SaaS ISVs: Know your customers or risk going to jail
In Is jetting to Cuba this summer a bad idea for European SaaS ISVs? I reported on how the US Treasury’s Office of Foreign Asset Control (OFAC) can impact non-US companies. A European travel agent appeared on the OFAC blacklist for selling Cuban holidays.
The travel agent’s only US assets were the DNS database registrations for their .com domain names. The domain register froze the .co domains following a call from OFAC; the travel agent’s websites disappeared from the Internet.
New US rules intended to prevent identify theft came into force on January 1st 2008. These new rules are part of the US Fair and Accurate Credit Transactions Act (FACT). The FACT rules cover all companies that keep consumer accounts with personally identifiable information. Companies covered by the new rules must comply by November 1st 2008.
Companies will have to check customers against the FACT list of suspected identity-theft criminals. They must also watch customer’s transactions and report anything suspicious (so-called “red flags”). There are threats of fines and even jail for breaking the reporting rules.
FACT does not just apply to banks and financial institutions. As online service providers, SaaS ISVs will also have to worry about these reules. It will take time, and you face complex questions about jurisdictions.
Welcome to law enforcement
As a SaaS ISV you provide services and have customer accounts involving money and online identity. It is likely you will also have to meet Know Your Customer rules. What’s more, you must identify all suspicious transactions and report these to the proper authorities.
The US is not the only country moving towards privatising law enforcement in this way. The UK also has strict Know Your Customer laws intended to prevent identity theft fraud, money laundering and terrorist financing. Even China now has similar rules.
Many of these laws overlap and could even be in direct conflict. It will be many years before consistent rules apply between the US and EU. Meanwhile you must stay up-to-date with the latest rules in each jurisdiction.
It is not just where you are, but where your customers and suppliers are as well. You have to get it right as the penalties are severe, and ignorance of the law is no defence. Hobby developers might not care about these rules, but business ISVs must.
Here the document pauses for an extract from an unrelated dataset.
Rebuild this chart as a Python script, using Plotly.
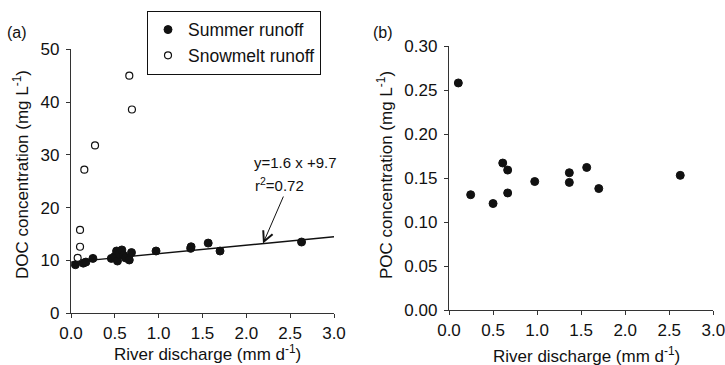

Jurisdiction-abstraction as a service?
Mapping these new rules to your utility computing and PaaS providers will be a complex, and lasting, problem. However, it is a problem common to all ISVs; it is not different for each vertical niche.
It must be possible to find a common solution. PaaS providers are therefore in an ideal position to provide jurisdiction abstraction features on their platform.
I look forward to seeing how PaaS providers will solve this problem. It is not so much a technical issue, but is critical for SaaS in general and PaaS in particular. Those that can abstract away US, EU and other jurisdiction problems will have a real benefit to talk about.